* begin Supplied material *

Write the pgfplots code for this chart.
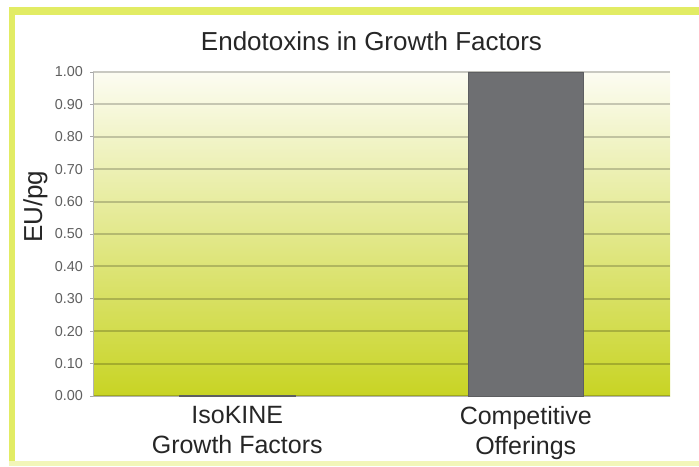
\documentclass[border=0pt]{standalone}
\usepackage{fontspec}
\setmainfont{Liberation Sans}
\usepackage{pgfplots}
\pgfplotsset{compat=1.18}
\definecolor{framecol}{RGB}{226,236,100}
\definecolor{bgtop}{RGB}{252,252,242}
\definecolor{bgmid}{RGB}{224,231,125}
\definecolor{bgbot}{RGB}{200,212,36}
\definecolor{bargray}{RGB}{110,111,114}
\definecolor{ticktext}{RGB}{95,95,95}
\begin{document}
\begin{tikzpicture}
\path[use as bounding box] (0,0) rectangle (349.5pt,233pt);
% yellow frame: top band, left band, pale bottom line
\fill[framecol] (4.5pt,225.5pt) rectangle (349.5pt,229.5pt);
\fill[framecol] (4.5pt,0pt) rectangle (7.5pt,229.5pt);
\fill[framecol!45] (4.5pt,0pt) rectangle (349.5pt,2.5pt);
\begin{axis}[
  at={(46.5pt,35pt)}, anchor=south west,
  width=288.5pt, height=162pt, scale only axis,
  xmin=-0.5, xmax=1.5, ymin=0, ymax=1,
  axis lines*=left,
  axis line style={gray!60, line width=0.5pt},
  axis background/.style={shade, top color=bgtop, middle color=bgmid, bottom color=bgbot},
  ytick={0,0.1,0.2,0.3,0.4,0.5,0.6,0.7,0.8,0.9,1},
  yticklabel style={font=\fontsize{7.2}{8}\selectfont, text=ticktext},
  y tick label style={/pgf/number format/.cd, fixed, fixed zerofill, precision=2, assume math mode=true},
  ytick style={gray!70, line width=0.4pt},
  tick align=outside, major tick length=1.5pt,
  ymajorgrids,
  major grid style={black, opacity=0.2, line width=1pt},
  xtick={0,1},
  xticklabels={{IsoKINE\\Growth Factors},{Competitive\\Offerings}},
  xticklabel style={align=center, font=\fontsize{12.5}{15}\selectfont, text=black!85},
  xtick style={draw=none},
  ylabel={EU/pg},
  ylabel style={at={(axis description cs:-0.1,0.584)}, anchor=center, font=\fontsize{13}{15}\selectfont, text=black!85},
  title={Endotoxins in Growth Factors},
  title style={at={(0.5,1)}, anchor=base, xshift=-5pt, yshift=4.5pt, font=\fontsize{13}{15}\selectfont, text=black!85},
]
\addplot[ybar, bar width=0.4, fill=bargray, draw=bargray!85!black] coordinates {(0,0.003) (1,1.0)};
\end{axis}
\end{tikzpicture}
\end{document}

* end Supplied material *

- _Problem statement_
Restate the data above word for word. Do not include the images.

- _The answer_
Write the pgfplots code for this chart.
\documentclass[border=0pt]{standalone}
\usepackage{fontspec}
\setmainfont{Liberation Sans}
\usepackage{pgfplots}
\pgfplotsset{compat=1.18}
\definecolor{framecol}{RGB}{226,236,100}
\definecolor{bgtop}{RGB}{252,252,242}
\definecolor{bgmid}{RGB}{224,231,125}
\definecolor{bgbot}{RGB}{200,212,36}
\definecolor{bargray}{RGB}{110,111,114}
\definecolor{ticktext}{RGB}{95,95,95}
\begin{document}
\begin{tikzpicture}
\path[use as bounding box] (0,0) rectangle (349.5pt,233pt);
% yellow frame: top band, left band, pale bottom line
\fill[framecol] (4.5pt,225.5pt) rectangle (349.5pt,229.5pt);
\fill[framecol] (4.5pt,0pt) rectangle (7.5pt,229.5pt);
\fill[framecol!45] (4.5pt,0pt) rectangle (349.5pt,2.5pt);
\begin{axis}[
  at={(46.5pt,35pt)}, anchor=south west,
  width=288.5pt, height=162pt, scale only axis,
  xmin=-0.5, xmax=1.5, ymin=0, ymax=1,
  axis lines*=left,
  axis line style={gray!60, line width=0.5pt},
  axis background/.style={shade, top color=bgtop, middle color=bgmid, bottom color=bgbot},
  ytick={0,0.1,0.2,0.3,0.4,0.5,0.6,0.7,0.8,0.9,1},
  yticklabel style={font=\fontsize{7.2}{8}\selectfont, text=ticktext},
  y tick label style={/pgf/number format/.cd, fixed, fixed zerofill, precision=2, assume math mode=true},
  ytick style={gray!70, line width=0.4pt},
  tick align=outside, major tick length=1.5pt,
  ymajorgrids,
  major grid style={black, opacity=0.2, line width=1pt},
  xtick={0,1},
  xticklabels={{IsoKINE\\Growth Factors},{Competitive\\Offerings}},
  xticklabel style={align=center, font=\fontsize{12.5}{15}\selectfont, text=black!85},
  xtick style={draw=none},
  ylabel={EU/pg},
  ylabel style={at={(axis description cs:-0.1,0.584)}, anchor=center, font=\fontsize{13}{15}\selectfont, text=black!85},
  title={Endotoxins in Growth Factors},
  title style={at={(0.5,1)}, anchor=base, xshift=-5pt, yshift=4.5pt, font=\fontsize{13}{15}\selectfont, text=black!85},
]
\addplot[ybar, bar width=0.4, fill=bargray, draw=bargray!85!black] coordinates {(0,0.003) (1,1.0)};
\end{axis}
\end{tikzpicture}
\end{document}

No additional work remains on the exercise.